Premium

Christian Burgers over de mooiste metaforen, foute frames en hybride communicatie

Als bijzonder hoogleraar Strategische Communicatie aan de UvA buigt Christian Burgers zich over de rol van taal in strategische communicatie

Christian Burgers
Foto: Eran Oppenheimer

Een van de mooiste metaforen vindt Christian Burgers die van Robbert Dijkgraaf, de natuurkundige. Die typeerde wetenschap ooit als het zoeken naar het begin van het plakbandrolletje. Burgers: ‘Hij beschreef hij het fenomeen dat het in de wetenschap heel lang kan duren voor er een initiële doorbraak is, waarna de ontwikkelingen ineens snel op elkaar volgen. Zo’n plakbandje dat je met je nagel moet zoeken en lospeuteren is een specifiek metafoor dat een duidelijk beeld oproept. Je begrijpt direct wat hij bedoelt’

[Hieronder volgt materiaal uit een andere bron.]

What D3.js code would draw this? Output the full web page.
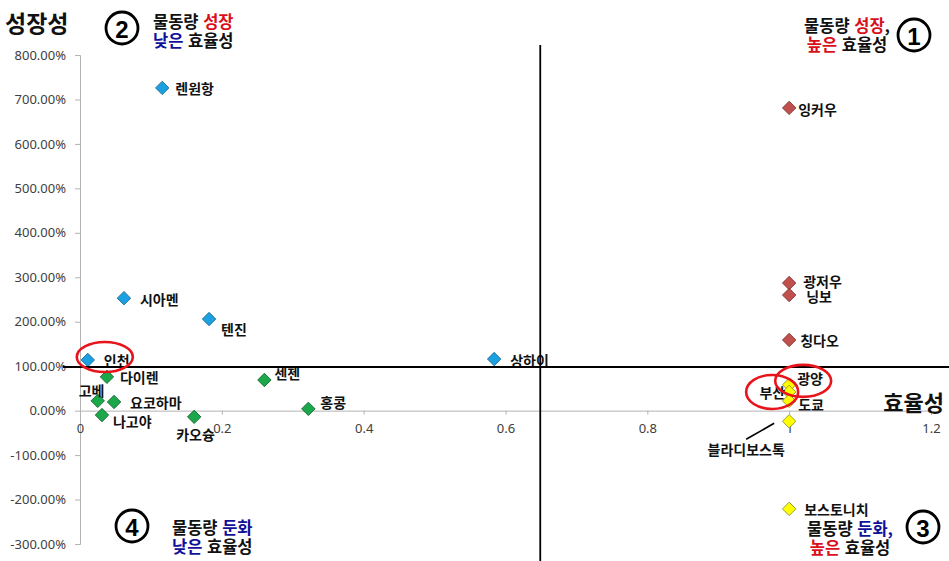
<!DOCTYPE html>
<html lang="ko">
<head>
<meta charset="utf-8">
<script src="https://cdn.jsdelivr.net/npm/d3@7/dist/d3.min.js"></script>
<style>
  html, body { margin: 0; padding: 0; background: #fff; }
  svg { display: block; }
</style>
</head>
<body>
<svg id="chart" width="949" height="561"></svg>
<script>
// Port efficiency (x) vs. cargo growth rate (y, as a fraction: 1 = 100%)
const ports = ["렌원항", "시아멘", "텐진", "인천", "상하이",
  "다이렌", "고베", "요코하마", "나고야", "카오슝", "센젠", "홍콩",
  "잉커우", "광저우", "닝보", "칭다오",
  "광양", "부산", "도쿄", "블라디보스톡", "보스토니치"];
const efficiency = [0.116, 0.062, 0.182, 0.011, 0.584,
  0.038, 0.025, 0.048, 0.031, 0.161, 0.260, 0.322,
  1.0, 1.0, 1.0, 1.0,
  1.0, 1.0, 1.0, 1.0, 1.0];
const growth = [7.26, 2.53, 2.06, 1.14, 1.16,
  0.76, 0.22, 0.195, -0.10, -0.14, 0.69, 0.04,
  6.81, 2.87, 2.60, 1.59,
  0.58, 0.42, 0.22, -0.24, -2.21];
const seriesOf = [0, 0, 0, 0, 0,
  1, 1, 1, 1, 1, 1, 1,
  2, 2, 2, 2,
  3, 3, 3, 3, 3];

const xTicks = [0, 0.2, 0.4, 0.6, 0.8, 1.0, 1.2];
const xTickLabels = ["0", "0.2", "0.4", "0.6", "0.8", "1", "1.2"];
const yTicks = [8, 7, 6, 5, 4, 3, 2, 1, 0, -1, -2, -3];
const yTickLabels = ["800.00%", "700.00%", "600.00%", "500.00%", "400.00%", "300.00%",
  "200.00%", "100.00%", "0.00%", "-100.00%", "-200.00%", "-300.00%"];

// Quadrant dividers
const splitEfficiency = 0.649;
const splitGrowth = 0.98;

// Highlighted ports
const highlighted = ["인천", "부산", "광양"];

// ---- styles and layout ----
const seriesFill = ["#1ba1e2", "#1aa84a", "#c0504d", "#ffff00"];
const seriesStroke = ["#19628c", "#10602a", "#7f2f2d", "#8a8a20"];
const KR = "'Noto Sans CJK KR', 'Noto Sans', sans-serif";

const labelPos = {
  "렌원항": [13, 0, "start"], "시아멘": [16, 1, "start"], "텐진": [12, 10, "start"],
  "인천": [16, 0, "start"], "상하이": [16, 1, "start"], "다이렌": [13, 0, "start"],
  "고베": [-19, -11, "start"], "요코하마": [16, 0, "start"], "나고야": [11, 6, "start"],
  "카오슝": [-18, 17, "start"], "센젠": [10, -7, "start"], "홍콩": [12, -7, "start"],
  "잉커우": [9, 1, "start"], "광저우": [14, -2, "start"], "닝보": [17, 1, "start"],
  "칭다오": [11, 0, "start"], "광양": [8, -7, "start"], "부산": [-4, 0, "end"],
  "도쿄": [9, 3, "start"], "블라디보스톡": [-43, 28, "middle"], "보스토니치": [15, 0, "start"]
};
const ringPos = { "인천": [17, -3, 28, 15], "부산": [-17, 0, 26, 17], "광양": [14, -4, 28, 16] };

const svg = d3.select("#chart");
const x = d3.scaleLinear().domain([0, 1.2]).range([80, 931]);
const y = d3.scaleLinear().domain([-3, 8]).range([544, 55]);

// ---- axes ----
const yAxis = d3.axisLeft(y).tickValues(yTicks)
  .tickFormat((d, i) => yTickLabels[i]).tickSize(5).tickPadding(9);
const gy = svg.append("g").attr("transform", `translate(${x(0)},0)`).call(yAxis);
const xAxis = d3.axisBottom(x).tickValues(xTicks)
  .tickFormat((d, i) => xTickLabels[i]).tickSize(4).tickPadding(9);
const gx = svg.append("g").attr("transform", `translate(0,${y(0)})`).call(xAxis);
[gx, gy].forEach(g => {
  g.select(".domain").attr("stroke", "#b3b3b3");
  g.selectAll(".tick line").attr("stroke", "#b3b3b3");
  g.selectAll(".tick text").attr("fill", "#404040")
    .style("font-family", "'Noto Sans', sans-serif").style("font-size", "13px");
});

// ---- points ----
const idx = d3.range(ports.length);
svg.append("g").selectAll("path").data(idx).join("path")
  .attr("d", d3.symbol(d3.symbolSquare, 90)())
  .attr("transform", i => `translate(${x(efficiency[i])},${y(growth[i])}) rotate(45)`)
  .attr("fill", i => seriesFill[seriesOf[i]])
  .attr("stroke", i => seriesStroke[seriesOf[i]])
  .attr("stroke-width", 0.8);

// ---- point labels ----
svg.append("g").selectAll("text").data(idx).join("text")
  .attr("x", i => x(efficiency[i]) + labelPos[ports[i]][0])
  .attr("y", i => y(growth[i]) + labelPos[ports[i]][1])
  .attr("text-anchor", i => labelPos[ports[i]][2])
  .attr("dominant-baseline", "central")
  .style("font-family", KR).style("font-size", "14px").style("font-weight", "bold")
  .attr("fill", "#111")
  .text(i => ports[i]);

// leader for 블라디보스톡
const vi = ports.indexOf("블라디보스톡");
svg.append("line")
  .attr("x1", x(efficiency[vi]) - 15).attr("y1", y(growth[vi]) + 2)
  .attr("x2", x(efficiency[vi]) - 43).attr("y2", y(growth[vi]) + 18)
  .attr("stroke", "#000").attr("stroke-width", 1.6);

// ---- quadrant dividers ----
svg.append("line")
  .attr("x1", 63).attr("x2", 949)
  .attr("y1", y(splitGrowth)).attr("y2", y(splitGrowth))
  .attr("stroke", "#000").attr("stroke-width", 2);
svg.append("line")
  .attr("x1", x(splitEfficiency)).attr("x2", x(splitEfficiency))
  .attr("y1", 45).attr("y2", 561)
  .attr("stroke", "#000").attr("stroke-width", 1.8);

// ---- highlight rings ----
highlighted.forEach(name => {
  const i = ports.indexOf(name);
  const [dx, dy, rx, ry] = ringPos[name];
  svg.append("ellipse")
    .attr("cx", x(efficiency[i]) + dx).attr("cy", y(growth[i]) + dy)
    .attr("rx", rx).attr("ry", ry)
    .attr("fill", "none").attr("stroke", "#e8141b").attr("stroke-width", 2.6);
});

// ---- axis titles ----
const bigTitle = (t, px, py, anchor, size) => svg.append("text")
  .attr("x", px).attr("y", py).attr("text-anchor", anchor)
  .attr("dominant-baseline", "central")
  .style("font-family", KR).style("font-size", size + "px").style("font-weight", "bold")
  .attr("fill", "#111").text(t);
bigTitle("성장성", 5, 22, "start", 23);
bigTitle("효율성", 944, 401, "end", 22);

// ---- quadrant notes ----
const RED = "#d9101a", BLUE = "#10109a";
function note(px, py, anchor, lines) {
  lines.forEach((parts, li) => {
    const t = svg.append("text").attr("text-anchor", anchor)
      .attr("x", px).attr("y", py + li * 19)
      .attr("dominant-baseline", "central")
      .style("font-family", KR).style("font-size", "16.5px").style("font-weight", "bold");
    parts.forEach(([txt, col]) => t.append("tspan").attr("fill", col).text(txt));
  });
}
note(153, 21, "start", [[["물동량 ", "#111"], ["성장", RED]], [["낮은", BLUE], [" 효율성", "#111"]]]);
note(847, 25, "middle", [[["물동량 ", "#111"], ["성장", RED], [",", "#111"]], [["높은", RED], [" 효율성", "#111"]]]);
note(172, 527, "start", [[["물동량 ", "#111"], ["둔화", BLUE]], [["낮은", BLUE], [" 효율성", "#111"]]]);
note(850, 528, "middle", [[["물동량 ", "#111"], ["둔화", BLUE], [",", BLUE]], [["높은", RED], [" 효율성", "#111"]]]);

// circled quadrant numbers
const badges = [["2", 122, 28], ["1", 914, 35], ["4", 132, 526], ["3", 923, 527]];
badges.forEach(([digit, cx, cy]) => {
  const g = svg.append("g").attr("transform", `translate(${cx},${cy})`);
  g.append("circle").attr("r", 16).attr("fill", "#fff")
    .attr("stroke", "#000").attr("stroke-width", 2.8);
  g.append("text").attr("text-anchor", "middle").attr("dominant-baseline", "central")
    .attr("y", 1)
    .style("font-family", "'Liberation Sans', Arial, sans-serif")
    .style("font-size", "24px").style("font-weight", "bold")
    .attr("fill", "#000").text(digit);
});
</script>
</body>
</html>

Christian Burgers is nu zo’n anderhalf jaar in functie als bijzonder hoogleraar strategische communicatie aan de Universiteit van Amsterdam, een leerstoel die zo’n tien jaar terug in het leven geroepen en gefinancierd door beroepsvereniging Logeion. Op 1 oktober sprak hij vanuit zijn woning, maar wel gekleed in toga, zijn oratie uit, De taal van strategische communicatie.

Inzet van humor

Burgers is gefascineerd door de rol van taal, zowel als creatief vehikel om informatie over te brengen als de connotaties die met taal worden gemaakt. Of het nu gaat om de labels om groepen te duiden, metaforen die de functies van nieuwe technologie duidelijk maken of de inzet van humor taal bij informatie en opiniering

Op dit laatste terrein ziet Burgers een interessante ontwikkeling; het ontstaan van hybride communicatievormen. In de zogenoemde oude communicatie was er een waterscheiding tussen de klassieke genres, iets was informatie of entertainment.

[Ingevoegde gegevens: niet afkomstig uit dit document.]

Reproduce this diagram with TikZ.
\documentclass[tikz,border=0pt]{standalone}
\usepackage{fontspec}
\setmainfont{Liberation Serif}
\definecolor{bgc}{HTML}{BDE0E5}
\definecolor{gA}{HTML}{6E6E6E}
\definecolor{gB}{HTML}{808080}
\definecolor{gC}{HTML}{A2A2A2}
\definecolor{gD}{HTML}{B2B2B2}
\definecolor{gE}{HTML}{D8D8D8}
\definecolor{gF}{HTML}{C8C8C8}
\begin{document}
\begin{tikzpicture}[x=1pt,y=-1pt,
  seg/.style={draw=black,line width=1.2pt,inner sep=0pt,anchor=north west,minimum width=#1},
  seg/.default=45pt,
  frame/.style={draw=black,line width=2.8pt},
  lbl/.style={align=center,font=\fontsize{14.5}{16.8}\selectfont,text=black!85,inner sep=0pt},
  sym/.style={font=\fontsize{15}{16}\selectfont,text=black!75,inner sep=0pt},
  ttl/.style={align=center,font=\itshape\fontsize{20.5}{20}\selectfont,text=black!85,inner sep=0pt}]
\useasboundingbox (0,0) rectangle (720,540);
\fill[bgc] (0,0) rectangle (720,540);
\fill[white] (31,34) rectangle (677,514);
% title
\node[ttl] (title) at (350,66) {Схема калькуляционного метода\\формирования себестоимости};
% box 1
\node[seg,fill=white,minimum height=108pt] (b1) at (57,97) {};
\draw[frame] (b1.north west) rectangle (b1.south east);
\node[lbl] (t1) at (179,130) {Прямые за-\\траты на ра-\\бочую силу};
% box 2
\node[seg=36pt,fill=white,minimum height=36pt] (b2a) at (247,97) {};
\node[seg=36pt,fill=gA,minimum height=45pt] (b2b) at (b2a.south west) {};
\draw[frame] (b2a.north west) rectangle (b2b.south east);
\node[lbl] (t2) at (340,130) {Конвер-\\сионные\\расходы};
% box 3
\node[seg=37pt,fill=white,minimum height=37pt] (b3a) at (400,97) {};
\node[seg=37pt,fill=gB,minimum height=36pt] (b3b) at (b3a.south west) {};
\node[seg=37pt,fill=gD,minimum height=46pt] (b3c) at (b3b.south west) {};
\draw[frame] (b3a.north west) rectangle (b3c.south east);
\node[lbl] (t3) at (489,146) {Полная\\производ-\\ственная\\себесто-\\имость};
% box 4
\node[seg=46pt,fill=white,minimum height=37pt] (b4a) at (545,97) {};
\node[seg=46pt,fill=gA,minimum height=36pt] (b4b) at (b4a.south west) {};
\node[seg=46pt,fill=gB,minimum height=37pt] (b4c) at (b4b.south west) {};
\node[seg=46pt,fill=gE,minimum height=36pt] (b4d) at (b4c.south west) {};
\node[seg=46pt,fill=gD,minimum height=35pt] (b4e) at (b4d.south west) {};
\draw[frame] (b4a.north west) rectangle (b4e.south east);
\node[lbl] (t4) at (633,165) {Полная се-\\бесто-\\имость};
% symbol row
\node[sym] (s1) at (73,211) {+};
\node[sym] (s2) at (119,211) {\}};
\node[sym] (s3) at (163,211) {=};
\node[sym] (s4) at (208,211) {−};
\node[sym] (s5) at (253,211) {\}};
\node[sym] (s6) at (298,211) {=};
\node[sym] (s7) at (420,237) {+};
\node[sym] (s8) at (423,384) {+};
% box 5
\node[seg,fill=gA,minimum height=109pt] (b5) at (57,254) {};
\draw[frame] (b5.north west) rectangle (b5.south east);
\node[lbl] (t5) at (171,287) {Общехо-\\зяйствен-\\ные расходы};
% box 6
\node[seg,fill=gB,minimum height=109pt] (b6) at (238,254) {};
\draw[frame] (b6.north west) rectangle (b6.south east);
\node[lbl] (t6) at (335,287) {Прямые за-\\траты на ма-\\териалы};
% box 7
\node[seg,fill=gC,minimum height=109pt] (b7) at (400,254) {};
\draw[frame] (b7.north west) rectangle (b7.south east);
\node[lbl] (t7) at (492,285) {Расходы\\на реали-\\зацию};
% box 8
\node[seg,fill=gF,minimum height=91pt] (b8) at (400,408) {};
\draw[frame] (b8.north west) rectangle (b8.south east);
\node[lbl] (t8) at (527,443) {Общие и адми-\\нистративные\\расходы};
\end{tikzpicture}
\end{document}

Burgers: ‘Dat wordt steeds meer hybride. Dat gebeurt in de context van de organisatie zelf, waar pr en marketing steeds meer in elkaar overlopen, maar ook breder in het communicatieve veld. Er ontstaan bijvoorbeeld combinatievormen van humor, opiniëring en nieuws. Lubach is daar een goed voorbeeld van of in de VS John Oliver met Last Week Tonight.

Deze satirische programma’s hebben naast vermaak en entertainment een belangrijke informatieve, zelfs journalistieke functie. Zo liet een studie in de VS zien dat een gemiddeld fragment uit The Daily Show evenveel informatie over actualiteit bevat als een even lang fragment uit het Amerikaanse televisienieuws. Arjen Lubach is in Nederland is waarschijnlijk een van de belangrijks informatiebronnen geweest over het omstreden handelsverdrag met de VS, het TTIP. Hij besteedde er enkele uitzendingen aan.

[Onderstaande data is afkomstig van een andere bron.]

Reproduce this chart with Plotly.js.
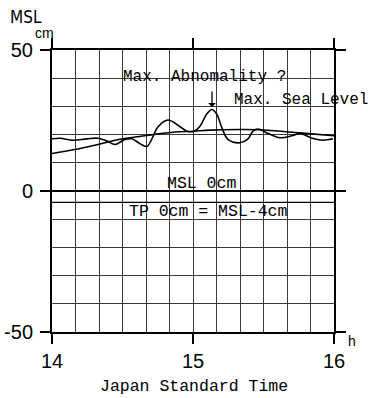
<!DOCTYPE html>
<html>
<head>
<meta charset="utf-8">
<script src="https://cdn.plot.ly/plotly-3.0.1.min.js"></script>
<style>html,body{margin:0;padding:0;background:#fff;}#chart{width:368px;height:398px;}</style>
</head>
<body>
<div id="chart"></div>
<script>
// Observed sea level (hours JST, cm above MSL)
const obsTime = [14.000, 14.057, 14.150, 14.248, 14.327, 14.390, 14.447, 14.518, 14.567, 14.623, 14.673, 14.717, 14.752, 14.823, 14.908, 14.957, 15.007, 15.050, 15.100, 15.135, 15.170, 15.205, 15.248, 15.333, 15.390, 15.425, 15.462, 15.525, 15.617, 15.708, 15.758, 15.852, 15.922, 15.993];
const obsLevel = [18.5, 18.7, 18.0, 18.5, 18.7, 17.7, 16.5, 18.3, 18.5, 16.8, 15.8, 19.4, 22.8, 25.2, 22.8, 21.2, 21.2, 23.0, 27.5, 28.9, 27.1, 22.4, 18.3, 17.1, 18.5, 21.2, 22.0, 20.6, 18.9, 19.7, 20.4, 18.6, 18.0, 18.5];
// Smooth (predicted) tide curve
const predTime = [14.000, 14.162, 14.327, 14.503, 14.673, 14.873, 15.000, 15.120, 15.333, 15.467, 15.758, 16.000];
const predLevel = [13.3, 14.7, 16.5, 18.5, 19.7, 20.9, 21.2, 21.6, 21.8, 21.7, 20.6, 19.6];
const tpOffset = -4;
// Tick labels
const xTickVals = [14, 15, 16];
const xTickText = ['14', '15', '16'];
const yTickVals = [-50, 0, 50];
const yTickText = ['-50', '0', '50'];

const mono = 'Liberation Mono, DejaVu Sans Mono, monospace';
const sans = 'Liberation Sans, Arial, sans-serif';

const traces = [
  {x: predTime, y: predLevel, type: 'scatter', mode: 'lines', line: {color: '#000', width: 1.6, shape: 'spline', smoothing: 1}, hoverinfo: 'skip'},
  {x: obsTime, y: obsLevel, type: 'scatter', mode: 'lines', line: {color: '#000', width: 1.6, shape: 'spline', smoothing: 1}, hoverinfo: 'skip'}
];

const gridCol = '#3a3a3a';
const layout = {
  width: 368, height: 398,
  margin: {l: 52, r: 34, t: 50, b: 66},
  paper_bgcolor: '#fff', plot_bgcolor: '#fff',
  showlegend: false,
  xaxis: {
    range: [14, 16], tickmode: 'array', tickvals: xTickVals, ticktext: xTickText,
    ticks: 'outside', ticklen: 10, tickwidth: 1.5, tickcolor: '#000',
    showline: true, linewidth: 2, linecolor: '#000', mirror: 'ticks',
    showgrid: true, gridcolor: gridCol, gridwidth: 1, zeroline: false,
    minor: {tickmode: 'linear', tick0: 14, dtick: 1/6, showgrid: true, gridcolor: gridCol, gridwidth: 1},
    tickfont: {family: sans, size: 20, color: '#000'},
    ticklabelstandoff: 0
  },
  yaxis: {
    range: [-50, 50], tickmode: 'array', tickvals: yTickVals, ticktext: yTickText,
    ticks: 'outside', ticklen: 10, tickwidth: 1.5, tickcolor: '#000',
    showline: true, linewidth: 2, linecolor: '#000', mirror: 'ticks',
    showgrid: true, gridcolor: gridCol, gridwidth: 1,
    zeroline: true, zerolinecolor: '#000', zerolinewidth: 1.5,
    minor: {tickmode: 'linear', tick0: -50, dtick: 10, showgrid: true, gridcolor: gridCol, gridwidth: 1},
    tickfont: {family: sans, size: 20, color: '#000'},
    ticklabelstandoff: 3
  },
  shapes: [
    {type: 'line', xref: 'x', yref: 'y', x0: 14, x1: 16, y0: tpOffset, y1: tpOffset, line: {color: '#000', width: 1.3}}
  ],
  annotations: [
    {xref: 'paper', yref: 'paper', x: -0.092, y: 1.117, text: 'MSL', showarrow: false, font: {family: 'Liberation Sans Narrow, DejaVu Sans Condensed, ' + sans, size: 17, color: '#000'}, xanchor: 'center', yanchor: 'middle'},
    {xref: 'paper', yref: 'paper', x: -0.028, y: 1.060, text: 'cm', showarrow: false, font: {family: sans, size: 14, color: '#000'}, xanchor: 'center', yanchor: 'middle'},
    {xref: 'paper', yref: 'paper', x: 1.064, y: -0.032, text: 'h', showarrow: false, font: {family: sans, size: 14, color: '#000'}, xanchor: 'center', yanchor: 'middle'},
    {xref: 'paper', yref: 'paper', x: 0.5035, y: -0.1915, text: 'Japan Standard Time', showarrow: false, font: {family: mono, size: 16.5, color: '#000'}, xanchor: 'center', yanchor: 'middle'},
    {xref: 'x', yref: 'y', x: 15.085, y: 40.6, text: 'Max. Abnomality ?', showarrow: false, font: {family: mono, size: 16, color: '#000'}, xanchor: 'center', yanchor: 'middle'},
    {xref: 'x', yref: 'y', x: 15.277, y: 32.4, text: 'Max. Sea Level', showarrow: false, font: {family: mono, size: 16, color: '#000'}, xanchor: 'left', yanchor: 'middle'},
    {xref: 'x', yref: 'y', x: 15.135, y: 29.8, text: '', showarrow: true, ax: 0, ay: -17, arrowhead: 1, arrowsize: 1, arrowwidth: 1.3, arrowcolor: '#000', standoff: 0},
    {xref: 'x', yref: 'y', x: 15.06, y: 2.7, text: 'MSL 0cm', showarrow: false, font: {family: mono, size: 16.5, color: '#000'}, xanchor: 'center', yanchor: 'middle'},
    {xref: 'x', yref: 'y', x: 15.113, y: -7.3, text: 'TP 0cm = MSL-4cm', showarrow: false, font: {family: mono, size: 16.5, color: '#000'}, xanchor: 'center', yanchor: 'middle'}
  ]
};

Plotly.newPlot('chart', traces, layout, {displayModeBar: false, staticPlot: true});
</script>
</body>
</html>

Burgers: ‘Deze satirici introduceren frames die kritisch zijn op actoren in de samenleving en hebben daarmee veel maatschappelijke invloed. In sommige gevallen zijn ze ronduit activistisch, zoals toen Arjen Lubach die zijn pijlen richtte op Rumag, dat geld zou verdienen aan de kledinglijn die het als steun aan het Rode Kruis verkocht. Lubach richtte zijn eigen webwinkel op waarbij alle winst naar het goede doel ging, de directeur van Rumag moest uiteindelijk aftreden.’

Burgers onderzoekt de rol van taal in deze mengvorm van humor, nieuws en opinie en welk effect die heeft op de belevingswereld van de ontvanger. Dat moet uiteindelijk tot inzicht en aanbevelingen leiden over hoe communicatie beter kan inspelen op deze belevingswereld, stelt hij. ‘Dat is ook de rol van deze leerstoel: onderzoek doen, en de kennis daaruit delen via onderwijs en met professionals in communicatie om het vakgebied te verbeteren. Het rust op drie poten.’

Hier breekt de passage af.